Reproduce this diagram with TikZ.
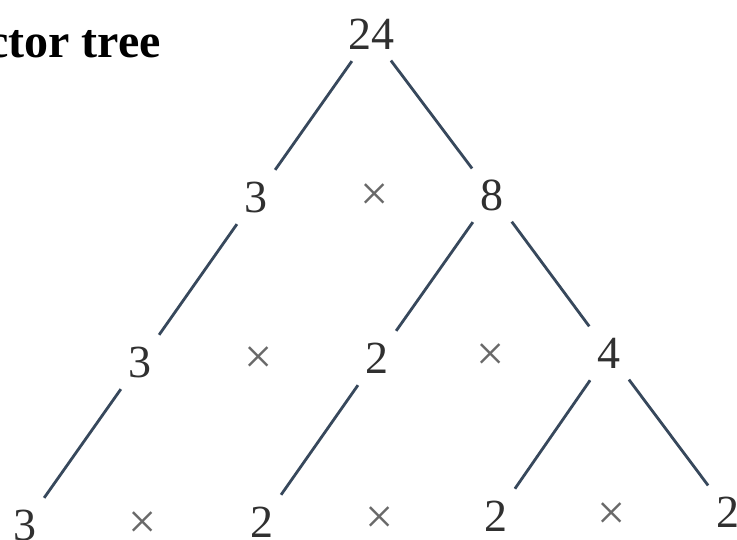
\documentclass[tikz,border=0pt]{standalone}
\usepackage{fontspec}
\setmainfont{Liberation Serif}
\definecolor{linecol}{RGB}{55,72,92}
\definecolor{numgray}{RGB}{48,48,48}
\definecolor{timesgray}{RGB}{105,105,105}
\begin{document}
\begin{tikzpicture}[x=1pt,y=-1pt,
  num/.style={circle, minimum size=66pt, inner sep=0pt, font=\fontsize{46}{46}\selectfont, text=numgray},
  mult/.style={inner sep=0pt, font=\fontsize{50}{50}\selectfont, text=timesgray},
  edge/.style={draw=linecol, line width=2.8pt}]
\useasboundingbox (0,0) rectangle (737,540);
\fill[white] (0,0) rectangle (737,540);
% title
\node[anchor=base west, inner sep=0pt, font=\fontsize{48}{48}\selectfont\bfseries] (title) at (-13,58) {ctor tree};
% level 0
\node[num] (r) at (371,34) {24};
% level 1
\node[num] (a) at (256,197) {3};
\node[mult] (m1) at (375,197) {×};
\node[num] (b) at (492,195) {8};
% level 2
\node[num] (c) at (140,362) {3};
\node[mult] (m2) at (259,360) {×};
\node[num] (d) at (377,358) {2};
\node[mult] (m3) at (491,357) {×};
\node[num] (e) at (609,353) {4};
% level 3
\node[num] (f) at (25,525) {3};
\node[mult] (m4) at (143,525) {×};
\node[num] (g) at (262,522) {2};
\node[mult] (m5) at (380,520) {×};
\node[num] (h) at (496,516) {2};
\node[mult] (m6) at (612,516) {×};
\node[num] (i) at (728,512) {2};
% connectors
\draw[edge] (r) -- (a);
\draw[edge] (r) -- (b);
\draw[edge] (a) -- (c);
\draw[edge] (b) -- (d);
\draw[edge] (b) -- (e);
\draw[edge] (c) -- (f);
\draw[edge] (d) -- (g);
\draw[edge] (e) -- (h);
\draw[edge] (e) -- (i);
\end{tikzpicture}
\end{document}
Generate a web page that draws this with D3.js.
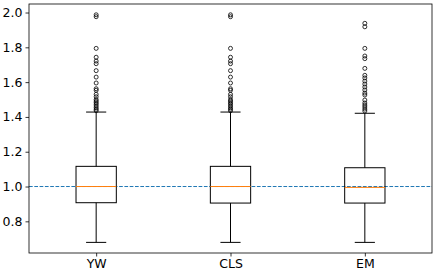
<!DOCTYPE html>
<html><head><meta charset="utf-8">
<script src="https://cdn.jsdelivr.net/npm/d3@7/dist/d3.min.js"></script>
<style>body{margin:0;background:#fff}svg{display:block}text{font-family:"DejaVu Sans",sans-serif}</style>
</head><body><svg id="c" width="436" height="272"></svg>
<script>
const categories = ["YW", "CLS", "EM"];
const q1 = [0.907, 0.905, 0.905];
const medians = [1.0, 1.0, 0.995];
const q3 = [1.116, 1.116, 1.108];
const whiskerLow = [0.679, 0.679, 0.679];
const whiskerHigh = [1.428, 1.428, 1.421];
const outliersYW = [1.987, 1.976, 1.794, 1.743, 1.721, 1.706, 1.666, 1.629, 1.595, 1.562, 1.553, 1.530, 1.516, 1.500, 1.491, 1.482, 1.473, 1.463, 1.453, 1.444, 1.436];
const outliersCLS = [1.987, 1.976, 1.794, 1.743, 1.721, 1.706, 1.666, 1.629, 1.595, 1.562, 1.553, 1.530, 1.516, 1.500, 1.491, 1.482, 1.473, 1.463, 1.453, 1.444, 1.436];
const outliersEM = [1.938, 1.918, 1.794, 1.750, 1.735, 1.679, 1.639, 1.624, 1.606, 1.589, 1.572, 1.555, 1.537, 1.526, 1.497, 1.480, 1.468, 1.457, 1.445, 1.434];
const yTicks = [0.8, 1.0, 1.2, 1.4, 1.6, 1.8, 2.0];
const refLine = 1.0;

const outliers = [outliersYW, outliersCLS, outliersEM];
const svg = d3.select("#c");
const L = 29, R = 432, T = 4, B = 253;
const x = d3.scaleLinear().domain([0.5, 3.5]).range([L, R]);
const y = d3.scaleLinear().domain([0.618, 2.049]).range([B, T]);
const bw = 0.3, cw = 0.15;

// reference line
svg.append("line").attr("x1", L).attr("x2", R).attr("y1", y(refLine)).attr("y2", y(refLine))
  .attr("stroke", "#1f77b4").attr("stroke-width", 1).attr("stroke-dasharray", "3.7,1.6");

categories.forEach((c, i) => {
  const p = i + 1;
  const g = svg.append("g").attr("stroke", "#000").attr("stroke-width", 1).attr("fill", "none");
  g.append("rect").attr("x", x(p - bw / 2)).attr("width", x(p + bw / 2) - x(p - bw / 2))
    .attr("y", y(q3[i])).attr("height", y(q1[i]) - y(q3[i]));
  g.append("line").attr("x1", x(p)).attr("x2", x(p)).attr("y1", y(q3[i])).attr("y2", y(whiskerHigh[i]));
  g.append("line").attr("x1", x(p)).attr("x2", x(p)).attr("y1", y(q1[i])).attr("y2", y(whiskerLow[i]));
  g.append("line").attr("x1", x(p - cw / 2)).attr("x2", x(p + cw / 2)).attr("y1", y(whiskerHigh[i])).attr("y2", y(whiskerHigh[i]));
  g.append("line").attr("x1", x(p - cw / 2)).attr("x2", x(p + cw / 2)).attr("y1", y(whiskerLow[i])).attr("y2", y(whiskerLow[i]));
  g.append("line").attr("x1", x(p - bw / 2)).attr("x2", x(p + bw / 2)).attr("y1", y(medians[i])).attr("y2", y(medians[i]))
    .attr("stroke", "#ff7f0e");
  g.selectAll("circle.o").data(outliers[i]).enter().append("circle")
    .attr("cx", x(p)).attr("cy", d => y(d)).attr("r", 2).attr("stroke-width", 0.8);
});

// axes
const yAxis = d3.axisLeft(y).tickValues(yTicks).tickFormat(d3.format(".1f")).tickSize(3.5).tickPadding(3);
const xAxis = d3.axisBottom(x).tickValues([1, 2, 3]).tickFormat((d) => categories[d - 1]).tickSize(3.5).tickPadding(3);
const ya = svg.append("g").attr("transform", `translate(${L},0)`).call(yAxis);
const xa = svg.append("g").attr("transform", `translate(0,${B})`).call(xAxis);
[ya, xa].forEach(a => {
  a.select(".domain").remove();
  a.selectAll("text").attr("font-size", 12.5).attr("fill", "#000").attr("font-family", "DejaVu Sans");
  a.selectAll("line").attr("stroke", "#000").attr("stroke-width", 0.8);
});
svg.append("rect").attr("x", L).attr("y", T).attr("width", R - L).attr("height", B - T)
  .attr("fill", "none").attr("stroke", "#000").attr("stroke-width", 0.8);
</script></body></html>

=-=-=-=-=

## Aim
Which lines include the word "with"? List them all.

## Answer in full
Reproduce this diagram with TikZ.
Generate a web page that draws this with D3.js.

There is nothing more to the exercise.